[Given material start]

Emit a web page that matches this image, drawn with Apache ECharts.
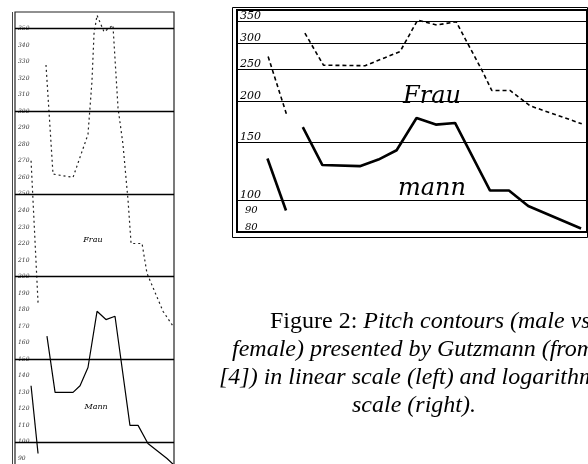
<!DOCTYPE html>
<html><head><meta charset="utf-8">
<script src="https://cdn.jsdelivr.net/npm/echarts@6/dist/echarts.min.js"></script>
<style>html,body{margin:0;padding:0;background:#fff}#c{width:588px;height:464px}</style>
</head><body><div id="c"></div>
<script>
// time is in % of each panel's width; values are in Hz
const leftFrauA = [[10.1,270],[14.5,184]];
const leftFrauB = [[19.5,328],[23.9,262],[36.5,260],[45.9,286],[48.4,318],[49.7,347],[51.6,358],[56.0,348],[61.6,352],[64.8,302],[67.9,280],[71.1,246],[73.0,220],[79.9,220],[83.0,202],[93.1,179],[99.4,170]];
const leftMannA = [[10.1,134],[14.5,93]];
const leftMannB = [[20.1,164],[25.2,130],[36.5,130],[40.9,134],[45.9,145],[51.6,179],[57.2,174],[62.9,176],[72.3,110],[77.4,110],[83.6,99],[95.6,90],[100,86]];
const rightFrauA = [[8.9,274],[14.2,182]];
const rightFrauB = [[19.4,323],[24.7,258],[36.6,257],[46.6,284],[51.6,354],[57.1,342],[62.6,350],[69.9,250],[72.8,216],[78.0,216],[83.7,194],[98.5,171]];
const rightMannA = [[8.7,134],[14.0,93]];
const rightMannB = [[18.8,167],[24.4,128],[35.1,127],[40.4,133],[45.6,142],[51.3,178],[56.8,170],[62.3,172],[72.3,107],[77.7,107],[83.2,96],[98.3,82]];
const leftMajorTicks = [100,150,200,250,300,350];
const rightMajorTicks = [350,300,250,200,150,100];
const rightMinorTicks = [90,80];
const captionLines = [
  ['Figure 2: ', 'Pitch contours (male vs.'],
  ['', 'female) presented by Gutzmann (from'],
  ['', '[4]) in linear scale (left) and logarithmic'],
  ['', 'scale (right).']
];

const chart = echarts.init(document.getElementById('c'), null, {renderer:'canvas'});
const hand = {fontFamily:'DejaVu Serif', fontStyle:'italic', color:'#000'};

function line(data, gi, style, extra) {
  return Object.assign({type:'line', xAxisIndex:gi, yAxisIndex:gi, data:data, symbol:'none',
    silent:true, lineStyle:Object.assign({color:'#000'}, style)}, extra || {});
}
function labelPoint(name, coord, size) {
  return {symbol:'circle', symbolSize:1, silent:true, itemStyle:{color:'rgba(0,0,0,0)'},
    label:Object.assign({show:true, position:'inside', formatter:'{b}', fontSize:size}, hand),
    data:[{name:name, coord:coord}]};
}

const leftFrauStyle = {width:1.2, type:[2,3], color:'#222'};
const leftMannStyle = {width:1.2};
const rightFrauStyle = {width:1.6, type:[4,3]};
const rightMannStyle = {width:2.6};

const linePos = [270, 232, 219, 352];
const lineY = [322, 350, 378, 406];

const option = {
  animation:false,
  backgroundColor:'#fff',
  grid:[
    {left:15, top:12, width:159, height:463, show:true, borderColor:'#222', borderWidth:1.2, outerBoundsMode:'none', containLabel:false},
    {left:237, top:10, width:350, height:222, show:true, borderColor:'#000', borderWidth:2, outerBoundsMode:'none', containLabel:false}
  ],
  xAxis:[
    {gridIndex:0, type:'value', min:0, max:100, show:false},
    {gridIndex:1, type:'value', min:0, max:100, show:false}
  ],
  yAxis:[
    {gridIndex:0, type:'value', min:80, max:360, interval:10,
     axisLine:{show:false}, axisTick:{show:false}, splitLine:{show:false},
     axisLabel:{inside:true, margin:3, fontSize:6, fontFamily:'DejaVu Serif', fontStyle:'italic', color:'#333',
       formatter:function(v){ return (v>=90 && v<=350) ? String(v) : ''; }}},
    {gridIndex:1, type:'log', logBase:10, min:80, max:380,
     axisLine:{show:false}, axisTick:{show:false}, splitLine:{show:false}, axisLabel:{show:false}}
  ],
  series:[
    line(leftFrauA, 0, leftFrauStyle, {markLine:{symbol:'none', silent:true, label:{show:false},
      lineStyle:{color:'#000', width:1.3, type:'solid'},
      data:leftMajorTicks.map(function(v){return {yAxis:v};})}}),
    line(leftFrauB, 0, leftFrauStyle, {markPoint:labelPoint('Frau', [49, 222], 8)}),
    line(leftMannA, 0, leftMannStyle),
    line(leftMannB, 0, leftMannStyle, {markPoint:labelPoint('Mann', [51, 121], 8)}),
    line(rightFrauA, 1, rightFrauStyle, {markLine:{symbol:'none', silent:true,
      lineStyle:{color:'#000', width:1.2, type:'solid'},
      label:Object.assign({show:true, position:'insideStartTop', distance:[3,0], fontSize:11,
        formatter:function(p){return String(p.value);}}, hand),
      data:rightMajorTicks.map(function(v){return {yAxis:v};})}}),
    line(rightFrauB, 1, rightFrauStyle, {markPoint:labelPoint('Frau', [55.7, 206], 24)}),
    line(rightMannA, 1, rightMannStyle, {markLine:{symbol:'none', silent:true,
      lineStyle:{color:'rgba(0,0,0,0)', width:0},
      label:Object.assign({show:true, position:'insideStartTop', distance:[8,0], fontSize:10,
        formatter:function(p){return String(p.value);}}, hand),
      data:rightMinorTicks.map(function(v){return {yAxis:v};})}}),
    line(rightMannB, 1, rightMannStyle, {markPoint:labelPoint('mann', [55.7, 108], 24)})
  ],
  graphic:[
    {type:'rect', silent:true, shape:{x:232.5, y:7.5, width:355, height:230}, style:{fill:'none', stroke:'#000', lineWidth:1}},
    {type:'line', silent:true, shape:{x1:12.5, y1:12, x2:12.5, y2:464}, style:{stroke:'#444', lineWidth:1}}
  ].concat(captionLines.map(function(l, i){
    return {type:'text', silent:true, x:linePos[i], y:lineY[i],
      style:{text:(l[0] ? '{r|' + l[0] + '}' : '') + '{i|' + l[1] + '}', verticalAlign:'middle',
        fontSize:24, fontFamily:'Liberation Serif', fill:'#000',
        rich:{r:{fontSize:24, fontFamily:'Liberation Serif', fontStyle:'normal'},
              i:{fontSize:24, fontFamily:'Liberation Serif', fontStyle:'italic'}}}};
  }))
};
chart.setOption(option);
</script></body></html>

[Given material end]

**Instruction:** Extract all the data above exactly, excluding every picture.

**Final answer:**
Emit a web page that matches this image, drawn with Apache ECharts.
<!DOCTYPE html>
<html><head><meta charset="utf-8">
<script src="https://cdn.jsdelivr.net/npm/echarts@6/dist/echarts.min.js"></script>
<style>html,body{margin:0;padding:0;background:#fff}#c{width:588px;height:464px}</style>
</head><body><div id="c"></div>
<script>
// time is in % of each panel's width; values are in Hz
const leftFrauA = [[10.1,270],[14.5,184]];
const leftFrauB = [[19.5,328],[23.9,262],[36.5,260],[45.9,286],[48.4,318],[49.7,347],[51.6,358],[56.0,348],[61.6,352],[64.8,302],[67.9,280],[71.1,246],[73.0,220],[79.9,220],[83.0,202],[93.1,179],[99.4,170]];
const leftMannA = [[10.1,134],[14.5,93]];
const leftMannB = [[20.1,164],[25.2,130],[36.5,130],[40.9,134],[45.9,145],[51.6,179],[57.2,174],[62.9,176],[72.3,110],[77.4,110],[83.6,99],[95.6,90],[100,86]];
const rightFrauA = [[8.9,274],[14.2,182]];
const rightFrauB = [[19.4,323],[24.7,258],[36.6,257],[46.6,284],[51.6,354],[57.1,342],[62.6,350],[69.9,250],[72.8,216],[78.0,216],[83.7,194],[98.5,171]];
const rightMannA = [[8.7,134],[14.0,93]];
const rightMannB = [[18.8,167],[24.4,128],[35.1,127],[40.4,133],[45.6,142],[51.3,178],[56.8,170],[62.3,172],[72.3,107],[77.7,107],[83.2,96],[98.3,82]];
const leftMajorTicks = [100,150,200,250,300,350];
const rightMajorTicks = [350,300,250,200,150,100];
const rightMinorTicks = [90,80];
const captionLines = [
  ['Figure 2: ', 'Pitch contours (male vs.'],
  ['', 'female) presented by Gutzmann (from'],
  ['', '[4]) in linear scale (left) and logarithmic'],
  ['', 'scale (right).']
];

const chart = echarts.init(document.getElementById('c'), null, {renderer:'canvas'});
const hand = {fontFamily:'DejaVu Serif', fontStyle:'italic', color:'#000'};

function line(data, gi, style, extra) {
  return Object.assign({type:'line', xAxisIndex:gi, yAxisIndex:gi, data:data, symbol:'none',
    silent:true, lineStyle:Object.assign({color:'#000'}, style)}, extra || {});
}
function labelPoint(name, coord, size) {
  return {symbol:'circle', symbolSize:1, silent:true, itemStyle:{color:'rgba(0,0,0,0)'},
    label:Object.assign({show:true, position:'inside', formatter:'{b}', fontSize:size}, hand),
    data:[{name:name, coord:coord}]};
}

const leftFrauStyle = {width:1.2, type:[2,3], color:'#222'};
const leftMannStyle = {width:1.2};
const rightFrauStyle = {width:1.6, type:[4,3]};
const rightMannStyle = {width:2.6};

const linePos = [270, 232, 219, 352];
const lineY = [322, 350, 378, 406];

const option = {
  animation:false,
  backgroundColor:'#fff',
  grid:[
    {left:15, top:12, width:159, height:463, show:true, borderColor:'#222', borderWidth:1.2, outerBoundsMode:'none', containLabel:false},
    {left:237, top:10, width:350, height:222, show:true, borderColor:'#000', borderWidth:2, outerBoundsMode:'none', containLabel:false}
  ],
  xAxis:[
    {gridIndex:0, type:'value', min:0, max:100, show:false},
    {gridIndex:1, type:'value', min:0, max:100, show:false}
  ],
  yAxis:[
    {gridIndex:0, type:'value', min:80, max:360, interval:10,
     axisLine:{show:false}, axisTick:{show:false}, splitLine:{show:false},
     axisLabel:{inside:true, margin:3, fontSize:6, fontFamily:'DejaVu Serif', fontStyle:'italic', color:'#333',
       formatter:function(v){ return (v>=90 && v<=350) ? String(v) : ''; }}},
    {gridIndex:1, type:'log', logBase:10, min:80, max:380,
     axisLine:{show:false}, axisTick:{show:false}, splitLine:{show:false}, axisLabel:{show:false}}
  ],
  series:[
    line(leftFrauA, 0, leftFrauStyle, {markLine:{symbol:'none', silent:true, label:{show:false},
      lineStyle:{color:'#000', width:1.3, type:'solid'},
      data:leftMajorTicks.map(function(v){return {yAxis:v};})}}),
    line(leftFrauB, 0, leftFrauStyle, {markPoint:labelPoint('Frau', [49, 222], 8)}),
    line(leftMannA, 0, leftMannStyle),
    line(leftMannB, 0, leftMannStyle, {markPoint:labelPoint('Mann', [51, 121], 8)}),
    line(rightFrauA, 1, rightFrauStyle, {markLine:{symbol:'none', silent:true,
      lineStyle:{color:'#000', width:1.2, type:'solid'},
      label:Object.assign({show:true, position:'insideStartTop', distance:[3,0], fontSize:11,
        formatter:function(p){return String(p.value);}}, hand),
      data:rightMajorTicks.map(function(v){return {yAxis:v};})}}),
    line(rightFrauB, 1, rightFrauStyle, {markPoint:labelPoint('Frau', [55.7, 206], 24)}),
    line(rightMannA, 1, rightMannStyle, {markLine:{symbol:'none', silent:true,
      lineStyle:{color:'rgba(0,0,0,0)', width:0},
      label:Object.assign({show:true, position:'insideStartTop', distance:[8,0], fontSize:10,
        formatter:function(p){return String(p.value);}}, hand),
      data:rightMinorTicks.map(function(v){return {yAxis:v};})}}),
    line(rightMannB, 1, rightMannStyle, {markPoint:labelPoint('mann', [55.7, 108], 24)})
  ],
  graphic:[
    {type:'rect', silent:true, shape:{x:232.5, y:7.5, width:355, height:230}, style:{fill:'none', stroke:'#000', lineWidth:1}},
    {type:'line', silent:true, shape:{x1:12.5, y1:12, x2:12.5, y2:464}, style:{stroke:'#444', lineWidth:1}}
  ].concat(captionLines.map(function(l, i){
    return {type:'text', silent:true, x:linePos[i], y:lineY[i],
      style:{text:(l[0] ? '{r|' + l[0] + '}' : '') + '{i|' + l[1] + '}', verticalAlign:'middle',
        fontSize:24, fontFamily:'Liberation Serif', fill:'#000',
        rich:{r:{fontSize:24, fontFamily:'Liberation Serif', fontStyle:'normal'},
              i:{fontSize:24, fontFamily:'Liberation Serif', fontStyle:'italic'}}}};
  }))
};
chart.setOption(option);
</script></body></html>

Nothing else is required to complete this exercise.